Collection entries

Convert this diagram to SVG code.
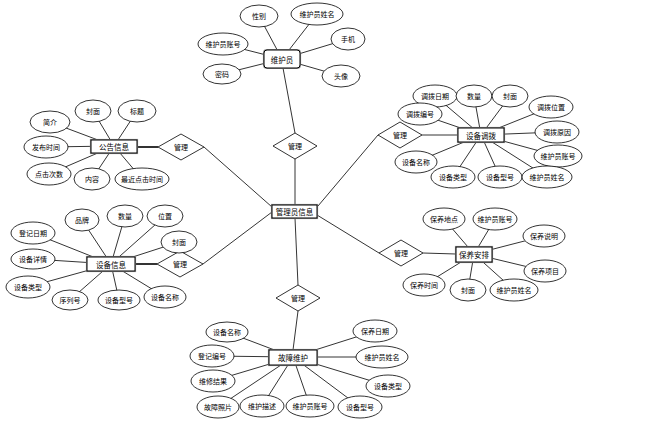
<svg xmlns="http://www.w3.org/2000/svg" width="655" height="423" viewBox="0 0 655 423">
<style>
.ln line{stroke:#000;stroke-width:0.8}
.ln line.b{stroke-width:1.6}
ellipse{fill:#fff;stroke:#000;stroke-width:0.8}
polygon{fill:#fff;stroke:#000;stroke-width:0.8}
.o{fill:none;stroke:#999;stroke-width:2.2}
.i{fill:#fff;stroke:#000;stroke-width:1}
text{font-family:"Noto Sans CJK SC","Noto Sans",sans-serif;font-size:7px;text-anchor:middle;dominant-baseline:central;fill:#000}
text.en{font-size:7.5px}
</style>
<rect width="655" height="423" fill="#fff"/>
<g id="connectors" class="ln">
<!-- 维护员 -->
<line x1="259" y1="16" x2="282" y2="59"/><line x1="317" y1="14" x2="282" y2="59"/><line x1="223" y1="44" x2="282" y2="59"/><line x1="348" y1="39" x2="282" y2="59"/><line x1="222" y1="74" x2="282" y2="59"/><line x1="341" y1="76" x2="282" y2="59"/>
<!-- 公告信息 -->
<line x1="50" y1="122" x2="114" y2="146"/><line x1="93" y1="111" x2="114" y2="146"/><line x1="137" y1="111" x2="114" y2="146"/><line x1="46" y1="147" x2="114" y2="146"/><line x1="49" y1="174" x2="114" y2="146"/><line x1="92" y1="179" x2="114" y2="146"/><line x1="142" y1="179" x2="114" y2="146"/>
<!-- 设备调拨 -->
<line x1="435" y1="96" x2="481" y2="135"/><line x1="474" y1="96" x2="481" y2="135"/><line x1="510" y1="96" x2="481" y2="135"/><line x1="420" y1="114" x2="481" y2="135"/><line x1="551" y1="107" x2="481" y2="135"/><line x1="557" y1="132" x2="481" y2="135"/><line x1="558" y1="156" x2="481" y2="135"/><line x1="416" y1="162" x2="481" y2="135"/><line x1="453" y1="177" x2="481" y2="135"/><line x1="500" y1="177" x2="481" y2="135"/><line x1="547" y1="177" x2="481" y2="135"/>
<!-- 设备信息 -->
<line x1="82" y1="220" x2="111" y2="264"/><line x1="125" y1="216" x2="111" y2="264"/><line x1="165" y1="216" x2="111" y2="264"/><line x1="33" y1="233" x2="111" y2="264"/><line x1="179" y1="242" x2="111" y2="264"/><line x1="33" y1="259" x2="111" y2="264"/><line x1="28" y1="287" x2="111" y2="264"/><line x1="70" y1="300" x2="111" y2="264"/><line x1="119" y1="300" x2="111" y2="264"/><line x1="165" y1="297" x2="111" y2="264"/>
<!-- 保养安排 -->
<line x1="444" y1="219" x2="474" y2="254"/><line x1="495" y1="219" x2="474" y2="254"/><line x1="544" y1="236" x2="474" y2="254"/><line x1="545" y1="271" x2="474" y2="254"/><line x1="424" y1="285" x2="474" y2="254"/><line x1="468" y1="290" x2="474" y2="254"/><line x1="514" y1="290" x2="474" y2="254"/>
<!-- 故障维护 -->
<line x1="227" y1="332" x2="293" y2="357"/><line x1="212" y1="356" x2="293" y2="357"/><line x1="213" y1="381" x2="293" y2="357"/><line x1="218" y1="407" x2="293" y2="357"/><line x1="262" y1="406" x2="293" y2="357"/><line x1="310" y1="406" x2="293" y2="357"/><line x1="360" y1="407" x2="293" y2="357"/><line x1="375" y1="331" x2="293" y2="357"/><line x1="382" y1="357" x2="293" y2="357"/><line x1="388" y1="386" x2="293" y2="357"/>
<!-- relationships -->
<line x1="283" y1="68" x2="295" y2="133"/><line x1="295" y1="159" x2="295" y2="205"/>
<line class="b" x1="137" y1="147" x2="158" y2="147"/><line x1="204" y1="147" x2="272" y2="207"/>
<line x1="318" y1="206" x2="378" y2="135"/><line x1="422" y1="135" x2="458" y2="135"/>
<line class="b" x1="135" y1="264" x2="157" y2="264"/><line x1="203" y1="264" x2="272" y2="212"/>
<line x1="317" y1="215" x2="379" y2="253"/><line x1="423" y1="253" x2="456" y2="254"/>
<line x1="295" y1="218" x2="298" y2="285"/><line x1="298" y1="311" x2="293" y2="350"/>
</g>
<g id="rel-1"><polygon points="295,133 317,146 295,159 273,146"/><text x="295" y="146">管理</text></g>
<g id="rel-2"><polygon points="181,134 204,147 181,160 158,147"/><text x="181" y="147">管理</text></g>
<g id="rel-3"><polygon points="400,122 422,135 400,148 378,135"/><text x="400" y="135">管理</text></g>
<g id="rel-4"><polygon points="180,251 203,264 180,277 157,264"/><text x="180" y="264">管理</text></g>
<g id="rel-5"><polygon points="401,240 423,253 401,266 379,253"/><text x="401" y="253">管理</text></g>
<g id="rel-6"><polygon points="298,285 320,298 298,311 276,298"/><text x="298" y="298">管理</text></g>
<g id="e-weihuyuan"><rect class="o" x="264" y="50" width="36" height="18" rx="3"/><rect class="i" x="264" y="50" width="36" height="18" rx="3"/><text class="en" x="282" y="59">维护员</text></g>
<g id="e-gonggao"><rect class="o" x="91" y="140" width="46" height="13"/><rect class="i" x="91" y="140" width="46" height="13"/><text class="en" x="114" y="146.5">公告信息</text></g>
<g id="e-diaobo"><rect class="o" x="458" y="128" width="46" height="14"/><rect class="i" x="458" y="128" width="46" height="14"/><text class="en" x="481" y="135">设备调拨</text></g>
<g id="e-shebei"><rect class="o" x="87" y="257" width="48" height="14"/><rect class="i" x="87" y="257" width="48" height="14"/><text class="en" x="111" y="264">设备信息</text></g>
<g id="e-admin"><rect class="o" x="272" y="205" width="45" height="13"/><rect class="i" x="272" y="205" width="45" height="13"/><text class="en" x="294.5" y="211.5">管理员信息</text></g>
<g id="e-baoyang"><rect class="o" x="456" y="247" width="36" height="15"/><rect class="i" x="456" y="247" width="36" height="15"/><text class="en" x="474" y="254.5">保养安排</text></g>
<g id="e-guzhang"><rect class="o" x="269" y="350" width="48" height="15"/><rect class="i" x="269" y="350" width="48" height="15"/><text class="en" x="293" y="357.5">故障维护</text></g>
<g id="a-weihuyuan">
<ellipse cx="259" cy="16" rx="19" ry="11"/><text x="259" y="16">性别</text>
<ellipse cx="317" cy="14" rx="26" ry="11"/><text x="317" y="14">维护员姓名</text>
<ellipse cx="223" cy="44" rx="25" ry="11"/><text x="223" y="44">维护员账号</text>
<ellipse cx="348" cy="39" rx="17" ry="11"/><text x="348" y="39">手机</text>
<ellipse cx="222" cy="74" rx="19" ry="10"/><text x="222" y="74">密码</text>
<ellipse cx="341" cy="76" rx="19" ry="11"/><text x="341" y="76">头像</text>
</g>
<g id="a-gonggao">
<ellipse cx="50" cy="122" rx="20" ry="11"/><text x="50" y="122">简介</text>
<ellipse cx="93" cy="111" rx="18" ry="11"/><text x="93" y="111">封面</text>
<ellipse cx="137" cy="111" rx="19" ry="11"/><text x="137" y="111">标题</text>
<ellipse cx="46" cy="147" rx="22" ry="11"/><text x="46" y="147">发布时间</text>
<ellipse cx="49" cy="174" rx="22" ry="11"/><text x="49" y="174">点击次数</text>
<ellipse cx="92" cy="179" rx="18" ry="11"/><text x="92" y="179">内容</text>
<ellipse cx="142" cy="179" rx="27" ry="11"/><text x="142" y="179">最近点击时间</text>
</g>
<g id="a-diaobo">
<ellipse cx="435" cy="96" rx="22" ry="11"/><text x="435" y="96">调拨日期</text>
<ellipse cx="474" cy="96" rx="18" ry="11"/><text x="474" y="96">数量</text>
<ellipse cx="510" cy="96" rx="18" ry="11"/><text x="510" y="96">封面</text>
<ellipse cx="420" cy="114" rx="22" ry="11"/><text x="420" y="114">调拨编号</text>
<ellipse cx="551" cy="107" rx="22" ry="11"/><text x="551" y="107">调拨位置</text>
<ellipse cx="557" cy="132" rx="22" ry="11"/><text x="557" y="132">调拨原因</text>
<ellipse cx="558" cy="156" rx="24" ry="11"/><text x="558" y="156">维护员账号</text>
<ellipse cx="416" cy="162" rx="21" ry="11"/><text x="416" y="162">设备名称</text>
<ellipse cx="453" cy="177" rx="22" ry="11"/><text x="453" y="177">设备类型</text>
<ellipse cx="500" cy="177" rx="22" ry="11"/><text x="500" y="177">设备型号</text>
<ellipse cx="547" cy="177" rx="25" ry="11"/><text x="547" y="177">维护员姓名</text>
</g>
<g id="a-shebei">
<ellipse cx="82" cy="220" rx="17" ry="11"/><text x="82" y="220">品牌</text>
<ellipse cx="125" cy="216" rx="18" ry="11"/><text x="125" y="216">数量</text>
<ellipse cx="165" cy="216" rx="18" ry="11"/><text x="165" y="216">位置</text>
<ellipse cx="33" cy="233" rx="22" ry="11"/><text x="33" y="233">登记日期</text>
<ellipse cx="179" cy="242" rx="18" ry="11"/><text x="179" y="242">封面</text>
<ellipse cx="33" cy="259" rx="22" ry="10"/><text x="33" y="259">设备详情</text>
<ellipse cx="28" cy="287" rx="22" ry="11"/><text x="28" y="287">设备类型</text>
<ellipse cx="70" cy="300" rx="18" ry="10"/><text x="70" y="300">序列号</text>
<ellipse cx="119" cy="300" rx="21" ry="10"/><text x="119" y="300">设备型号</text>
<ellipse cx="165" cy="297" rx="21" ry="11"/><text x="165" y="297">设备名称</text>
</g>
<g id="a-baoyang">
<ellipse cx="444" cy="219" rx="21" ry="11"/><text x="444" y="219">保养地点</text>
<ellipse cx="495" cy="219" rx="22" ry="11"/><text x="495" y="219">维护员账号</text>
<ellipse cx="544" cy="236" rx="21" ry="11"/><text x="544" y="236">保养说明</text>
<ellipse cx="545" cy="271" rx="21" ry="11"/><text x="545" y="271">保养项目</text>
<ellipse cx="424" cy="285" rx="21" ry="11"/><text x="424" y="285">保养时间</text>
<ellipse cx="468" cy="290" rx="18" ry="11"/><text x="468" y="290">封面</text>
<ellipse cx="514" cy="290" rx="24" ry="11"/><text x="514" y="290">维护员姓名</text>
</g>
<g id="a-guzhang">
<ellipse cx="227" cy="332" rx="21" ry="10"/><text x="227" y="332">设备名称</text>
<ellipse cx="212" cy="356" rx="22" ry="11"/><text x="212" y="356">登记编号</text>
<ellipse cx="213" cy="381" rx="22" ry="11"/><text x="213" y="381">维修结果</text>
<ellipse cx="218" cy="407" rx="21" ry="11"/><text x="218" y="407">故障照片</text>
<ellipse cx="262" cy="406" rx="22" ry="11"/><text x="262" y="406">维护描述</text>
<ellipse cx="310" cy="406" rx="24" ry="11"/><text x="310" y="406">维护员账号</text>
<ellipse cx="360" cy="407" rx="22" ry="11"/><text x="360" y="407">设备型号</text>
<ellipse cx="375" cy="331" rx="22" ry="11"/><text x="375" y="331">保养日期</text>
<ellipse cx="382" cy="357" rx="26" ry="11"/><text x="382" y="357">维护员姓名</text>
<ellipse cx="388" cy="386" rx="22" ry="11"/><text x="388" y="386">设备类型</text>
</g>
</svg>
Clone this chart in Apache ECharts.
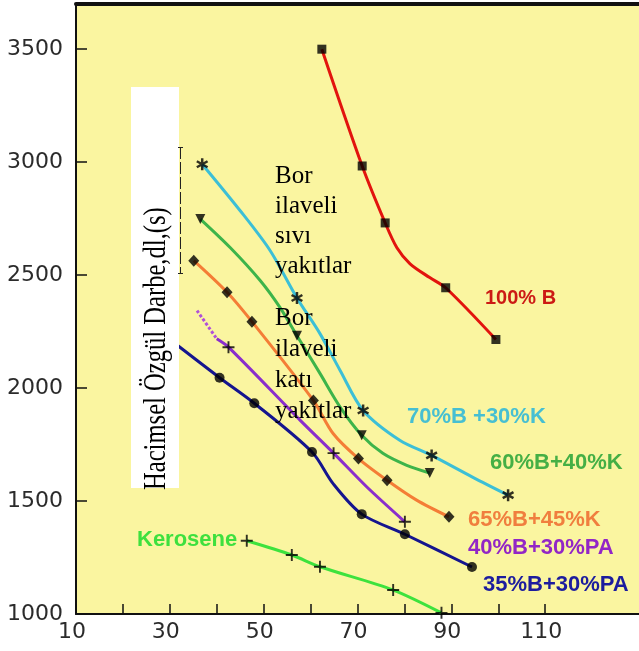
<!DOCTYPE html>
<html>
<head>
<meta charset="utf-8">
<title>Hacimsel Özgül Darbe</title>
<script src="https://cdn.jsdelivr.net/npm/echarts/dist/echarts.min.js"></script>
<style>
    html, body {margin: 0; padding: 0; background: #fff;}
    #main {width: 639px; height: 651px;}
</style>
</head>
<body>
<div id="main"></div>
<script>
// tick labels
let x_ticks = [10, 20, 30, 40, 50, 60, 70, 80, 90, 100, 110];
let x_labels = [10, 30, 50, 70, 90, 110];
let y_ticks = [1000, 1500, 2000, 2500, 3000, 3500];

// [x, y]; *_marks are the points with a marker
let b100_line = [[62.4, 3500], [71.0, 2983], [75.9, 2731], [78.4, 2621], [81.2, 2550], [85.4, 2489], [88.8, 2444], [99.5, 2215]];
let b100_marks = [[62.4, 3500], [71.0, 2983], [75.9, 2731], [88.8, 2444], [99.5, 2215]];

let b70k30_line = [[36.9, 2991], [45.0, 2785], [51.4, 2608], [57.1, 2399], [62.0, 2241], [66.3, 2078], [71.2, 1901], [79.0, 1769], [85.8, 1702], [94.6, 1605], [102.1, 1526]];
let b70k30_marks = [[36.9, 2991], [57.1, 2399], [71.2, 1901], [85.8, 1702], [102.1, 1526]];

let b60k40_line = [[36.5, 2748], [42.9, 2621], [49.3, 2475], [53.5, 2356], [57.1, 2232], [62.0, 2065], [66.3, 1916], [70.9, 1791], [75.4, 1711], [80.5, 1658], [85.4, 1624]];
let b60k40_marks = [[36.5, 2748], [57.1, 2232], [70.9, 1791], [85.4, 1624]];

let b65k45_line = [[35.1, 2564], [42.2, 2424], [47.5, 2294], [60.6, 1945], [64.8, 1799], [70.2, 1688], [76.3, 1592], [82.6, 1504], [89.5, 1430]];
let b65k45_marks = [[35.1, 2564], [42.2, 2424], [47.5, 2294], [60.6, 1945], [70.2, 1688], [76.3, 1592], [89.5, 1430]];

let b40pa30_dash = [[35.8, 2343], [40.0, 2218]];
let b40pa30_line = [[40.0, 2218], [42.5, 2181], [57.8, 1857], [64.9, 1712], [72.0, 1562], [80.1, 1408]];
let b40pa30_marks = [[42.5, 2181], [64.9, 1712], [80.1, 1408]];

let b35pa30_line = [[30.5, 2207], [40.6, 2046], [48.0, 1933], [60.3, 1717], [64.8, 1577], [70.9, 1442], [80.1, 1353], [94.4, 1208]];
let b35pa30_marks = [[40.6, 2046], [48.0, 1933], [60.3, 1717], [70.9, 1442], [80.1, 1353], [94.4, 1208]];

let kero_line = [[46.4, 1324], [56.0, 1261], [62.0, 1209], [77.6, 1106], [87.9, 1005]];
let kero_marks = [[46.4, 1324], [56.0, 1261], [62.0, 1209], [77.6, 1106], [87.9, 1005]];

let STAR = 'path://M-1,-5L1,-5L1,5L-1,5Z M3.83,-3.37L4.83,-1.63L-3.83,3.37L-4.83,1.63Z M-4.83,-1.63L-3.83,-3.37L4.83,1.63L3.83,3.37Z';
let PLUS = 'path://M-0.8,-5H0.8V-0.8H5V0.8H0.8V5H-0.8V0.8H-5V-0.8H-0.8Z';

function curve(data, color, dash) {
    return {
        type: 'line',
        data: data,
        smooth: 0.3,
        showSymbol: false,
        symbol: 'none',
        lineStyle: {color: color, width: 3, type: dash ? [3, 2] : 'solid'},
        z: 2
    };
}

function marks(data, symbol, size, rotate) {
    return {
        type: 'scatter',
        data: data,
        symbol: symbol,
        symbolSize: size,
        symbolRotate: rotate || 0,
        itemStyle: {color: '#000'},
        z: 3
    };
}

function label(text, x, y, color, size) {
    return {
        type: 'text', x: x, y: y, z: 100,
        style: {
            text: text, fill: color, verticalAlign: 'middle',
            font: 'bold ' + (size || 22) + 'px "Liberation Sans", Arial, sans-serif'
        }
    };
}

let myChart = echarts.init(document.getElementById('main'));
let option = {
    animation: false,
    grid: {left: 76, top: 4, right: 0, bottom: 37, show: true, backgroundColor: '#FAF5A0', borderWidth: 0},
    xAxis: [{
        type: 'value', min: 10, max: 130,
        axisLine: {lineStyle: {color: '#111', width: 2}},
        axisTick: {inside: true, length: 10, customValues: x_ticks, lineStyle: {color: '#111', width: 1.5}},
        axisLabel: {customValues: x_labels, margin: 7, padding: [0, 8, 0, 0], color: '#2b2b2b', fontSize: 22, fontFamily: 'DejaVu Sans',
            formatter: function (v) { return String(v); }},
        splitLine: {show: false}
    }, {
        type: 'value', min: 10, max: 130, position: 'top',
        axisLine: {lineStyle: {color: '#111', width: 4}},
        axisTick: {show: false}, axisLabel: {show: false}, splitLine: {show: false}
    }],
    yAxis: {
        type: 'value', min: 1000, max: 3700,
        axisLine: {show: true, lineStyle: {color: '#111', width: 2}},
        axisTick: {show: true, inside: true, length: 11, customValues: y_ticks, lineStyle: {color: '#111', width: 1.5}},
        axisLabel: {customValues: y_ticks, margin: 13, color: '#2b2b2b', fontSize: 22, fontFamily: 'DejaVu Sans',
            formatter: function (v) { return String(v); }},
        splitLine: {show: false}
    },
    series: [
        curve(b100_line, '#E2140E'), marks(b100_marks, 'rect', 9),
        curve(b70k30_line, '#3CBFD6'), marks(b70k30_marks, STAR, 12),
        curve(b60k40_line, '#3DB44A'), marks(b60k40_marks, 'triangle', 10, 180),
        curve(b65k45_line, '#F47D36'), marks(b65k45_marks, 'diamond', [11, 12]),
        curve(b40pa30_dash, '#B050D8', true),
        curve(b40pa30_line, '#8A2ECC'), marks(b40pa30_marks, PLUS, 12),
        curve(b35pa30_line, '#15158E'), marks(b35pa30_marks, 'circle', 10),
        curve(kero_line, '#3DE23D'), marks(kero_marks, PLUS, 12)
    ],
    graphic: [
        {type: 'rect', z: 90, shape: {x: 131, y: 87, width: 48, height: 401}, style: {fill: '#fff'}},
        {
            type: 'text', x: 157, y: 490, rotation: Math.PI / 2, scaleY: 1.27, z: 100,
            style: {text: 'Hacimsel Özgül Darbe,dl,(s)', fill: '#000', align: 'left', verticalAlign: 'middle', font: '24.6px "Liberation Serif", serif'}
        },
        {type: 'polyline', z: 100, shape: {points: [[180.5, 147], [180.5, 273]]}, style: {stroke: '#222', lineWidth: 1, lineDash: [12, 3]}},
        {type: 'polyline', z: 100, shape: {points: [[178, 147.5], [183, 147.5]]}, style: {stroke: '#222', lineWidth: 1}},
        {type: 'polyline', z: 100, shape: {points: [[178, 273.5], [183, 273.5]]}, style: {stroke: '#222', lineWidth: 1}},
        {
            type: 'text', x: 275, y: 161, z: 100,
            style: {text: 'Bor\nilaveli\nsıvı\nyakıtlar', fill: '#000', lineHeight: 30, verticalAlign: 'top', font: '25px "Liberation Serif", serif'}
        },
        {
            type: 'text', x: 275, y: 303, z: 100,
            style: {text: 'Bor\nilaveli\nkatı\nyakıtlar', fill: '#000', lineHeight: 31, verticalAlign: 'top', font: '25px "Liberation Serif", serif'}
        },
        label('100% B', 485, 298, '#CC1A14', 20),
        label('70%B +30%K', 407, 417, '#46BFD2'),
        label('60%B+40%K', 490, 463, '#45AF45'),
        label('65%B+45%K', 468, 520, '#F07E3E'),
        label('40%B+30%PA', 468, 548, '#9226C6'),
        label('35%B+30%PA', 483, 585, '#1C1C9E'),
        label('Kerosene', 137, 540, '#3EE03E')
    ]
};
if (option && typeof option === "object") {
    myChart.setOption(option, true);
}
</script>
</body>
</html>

- **The request**
List each line holding the string "this".

- **Final answer**
Convert this diagram to SVG code.
Clone this chart in Apache ECharts.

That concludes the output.